Corn Kiln, Newtowngore, Co. Leitrim
Co. Leitrim |
Enclosures
Two houses now sit on a spot that Ordnance Survey cartographers recorded twice, once in 1835 and again in 1944, each time marking the same modest structure on the edge of a D-shaped enclosure in the flat terrain of Newtowngore village in County Leitrim.
The feature they labelled a corn kiln, a low stone structure used to dry harvested grain before milling, typically by drawing heat through a perforated floor above a furnace chamber, appears on both editions of the OS six-inch map, suggesting it remained a recognisable feature of the landscape for well over a century.
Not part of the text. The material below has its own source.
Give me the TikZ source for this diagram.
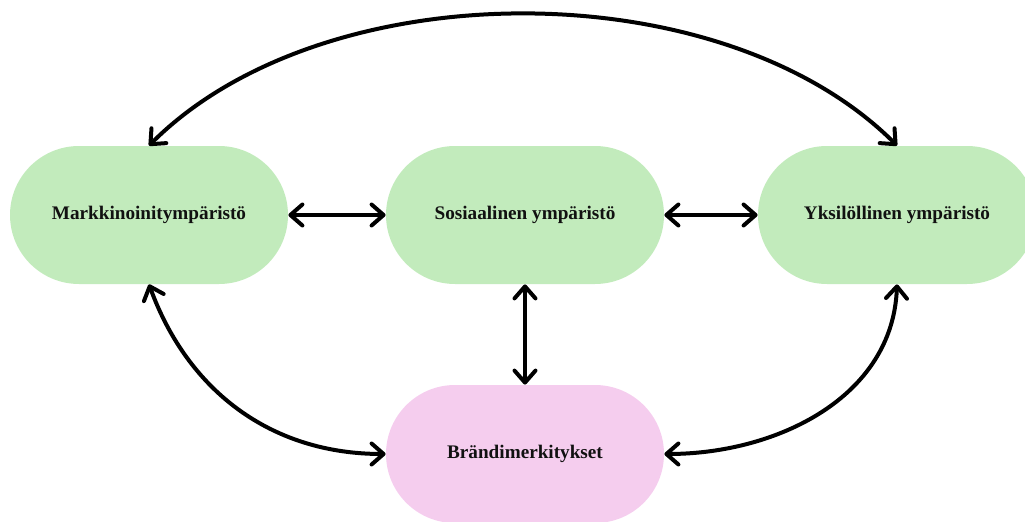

The 1835 map shows a subcircular enclosure roughly 35 metres in diameter, with the kiln positioned at its south-western edge. By the time the revised edition was produced in 1944, the enclosure had grown in the cartographers' depiction to around 60 metres north to south and 50 metres east to west, rendered with hachuring to suggest an earthwork or quarried depression, and the kiln is again noted at its western margin. The quarry association is plausible: corn-drying kilns were sometimes dug into hillsides or hollows to make use of natural shelter and to contain the heat more efficiently. Roughly 100 metres to the north-north-east, a corn mill once operated, and the kiln was likely a working part of that same agricultural complex, preparing grain for the grindstones nearby. Whether the enclosure itself was the quarry that provided stone for the mill buildings, or a separate feature entirely, is not firmly established.